Dos tercios del PIB chino están en manos privadas, una propiedad sancionada por el mero uso, pero sobre la cual no cabía defensa alguna frente al Estado. Las expropiaciones a los pequeños campesinos eran comunes, y llevaban a miles de ellos incluso a enfrentarse a la feroz dictadura cuando no tenían ya nada que perder, pues sin su pequeña tierra la propia vida corría un grave riesgo.
El poder de la propiedad privada sorprende incluso a sus mayores estudiosos. Cuando uno sabe que puede contar con seguridad con lo que le pertenece, comienza a dedicar sus esfuerzos a mejorarlo y hacerlo más productivo, en la confianza de que los frutos serán tan suyos como los esfuerzos y sacrificios. La emergente clase media que ocupa las ciudades tiene el suficiente poder e influencia como para hacer valer sus derechos, pero los campesinos no. Esta es la marca de los “dos sistemas” bajo un mismo régimen. Y acaso, cuando el socialismo se limite a la dictadura, con sus discursos y símbolos del pasado, cuando surja una sociedad nueva con exigencias nuevas y con más medios con los que defenderlas, el propio régimen tendrá que cambiar.
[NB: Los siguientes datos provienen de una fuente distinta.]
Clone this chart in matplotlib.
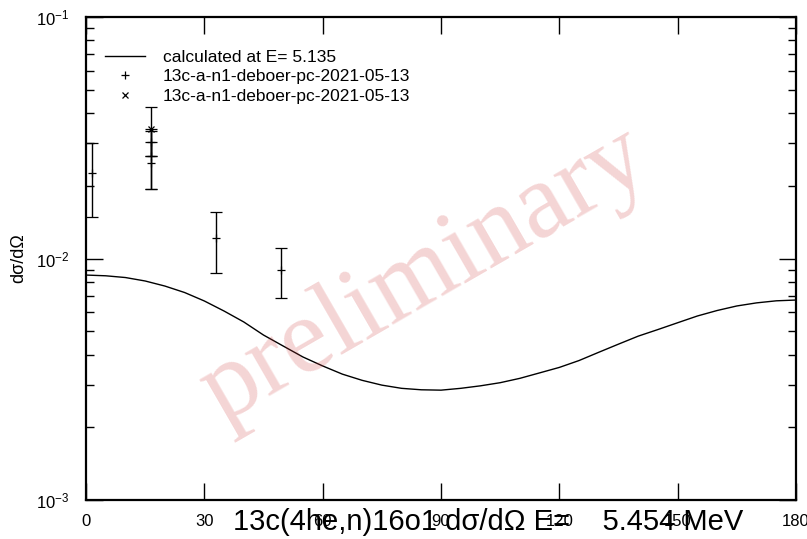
import matplotlib.pyplot as plt
from matplotlib.ticker import LogLocator, NullFormatter

plt.rcParams['font.family'] = ['Liberation Sans', 'DejaVu Sans']
plt.rcParams['mathtext.fontset'] = 'custom'
plt.rcParams['mathtext.rm'] = 'Liberation Sans'
plt.rcParams['mathtext.it'] = 'Liberation Sans:italic'
plt.rcParams['mathtext.bf'] = 'Liberation Sans:bold'

# calculated curve (angle in deg, dsigma/dOmega)
theta_calc = [0, 5, 10, 15, 20, 25, 30, 35, 40, 45, 50, 55, 60, 65, 70, 75,
              80, 85, 90, 95, 100, 105, 110, 115, 120, 125, 130, 135, 140,
              145, 150, 155, 160, 165, 170, 175, 180]
sig_calc = [8.54e-3, 8.48e-3, 8.34e-3, 8.07e-3, 7.69e-3, 7.23e-3, 6.67e-3,
            6.06e-3, 5.46e-3, 4.82e-3, 4.34e-3, 3.91e-3, 3.59e-3, 3.32e-3,
            3.13e-3, 2.99e-3, 2.90e-3, 2.86e-3, 2.85e-3, 2.90e-3, 2.97e-3,
            3.06e-3, 3.19e-3, 3.36e-3, 3.54e-3, 3.78e-3, 4.09e-3, 4.42e-3,
            4.77e-3, 5.08e-3, 5.42e-3, 5.78e-3, 6.09e-3, 6.36e-3, 6.55e-3,
            6.68e-3, 6.73e-3]

# measured data, set 1 (+)
theta_p = [1.6, 16.4, 16.4, 16.4, 33.0, 49.4]
sig_p = [0.0225, 0.0305, 0.0265, 0.0249, 0.01213, 0.00895]
err_p = [0.0076, 0.0040, 0.0071, 0.0055, 0.0034, 0.0021]

# measured data, set 2 (x)
theta_x = [16.4]
sig_x = [0.0344]
err_x = [0.0079]

fig = plt.figure(figsize=(8.07, 5.39), dpi=100)
ax = fig.add_axes([86 / 807, 39 / 539, 710 / 807, 483 / 539])

ax.plot(theta_calc, sig_calc, color='black', lw=1.0,
        label='calculated at E= 5.135')
ax.errorbar(theta_p, sig_p, yerr=err_p, fmt='+', color='black', ms=5.5,
            mew=0.9, elinewidth=1.0, capsize=4, capthick=1.0,
            label='13c-a-n1-deboer-pc-2021-05-13')
ax.errorbar(theta_x, sig_x, yerr=err_x, fmt='x', color='black', ms=4.5,
            mew=0.9, elinewidth=1.0, capsize=4, capthick=1.0,
            label='13c-a-n1-deboer-pc-2021-05-13')

ax.set_yscale('log')
ax.set_xlim(0, 180)
ax.set_ylim(1e-3, 1e-1)
ax.set_xticks([0, 30, 60, 90, 120, 150, 180])
ax.yaxis.set_major_locator(LogLocator(base=10, numticks=10))
ax.yaxis.set_minor_locator(LogLocator(base=10, subs=range(2, 10), numticks=20))
ax.yaxis.set_minor_formatter(NullFormatter())
ax.tick_params(which='both', direction='in', top=True, right=True,
               labelsize=12, width=1.0)
ax.tick_params(which='major', length=12)
ax.tick_params(which='minor', length=6)
ax.tick_params(axis='x', pad=10)
ax.tick_params(axis='y', pad=12)
for s in ax.spines.values():
    s.set_linewidth(1.6)

ax.set_ylabel('dσ/dΩ', fontsize=13, labelpad=6)

# legend: markers only, no errorbar lines in the handles
handles, labels = ax.get_legend_handles_labels()
handles = [handles[0], handles[1][0], handles[2][0]]
ax.legend(handles, labels, loc='upper left', bbox_to_anchor=(-0.007, 0.983),
          frameon=False, fontsize=12.5, handlelength=2.3, handletextpad=1.0,
          labelspacing=0.25, borderaxespad=1.0)

fig.text(488 / 807, 1 - 522 / 539, '13c(4he,n)16o1 dσ/dΩ E=    5.454 MeV',
         fontsize=21, ha='center', va='center')

# watermark
fig.text(0.527, 0.488, 'preliminary', family='Liberation Serif', fontsize=77,
         color='#d04040', alpha=0.22, rotation=30, ha='center', va='center',
         rotation_mode='anchor')

plt.savefig('out.png', dpi=100)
En los años por venir veremos una auténtica transformación social. Valdría la expresión revolución silenciosa, si no fuese porque el término está ya muy gastado. Una revolución con fecha de inicio, pero con millones de protagonistas desconocidos, con pequeñas aportaciones, interrelacionadas en la red del mercado, e inaprensibles para el ojo del historiador que quiera fijar los hechos heroicos con que trabar su relato.
Si en las últimas tres décadas han superado el umbral de la pobreza 400 millones de personas en China, este cambio permitirá a los que poco tienen progresar aún más rápido. La economía china desafía año a año las persistentes previsiones de enfriamiento. Ahora el asombro puede ser aún mayor.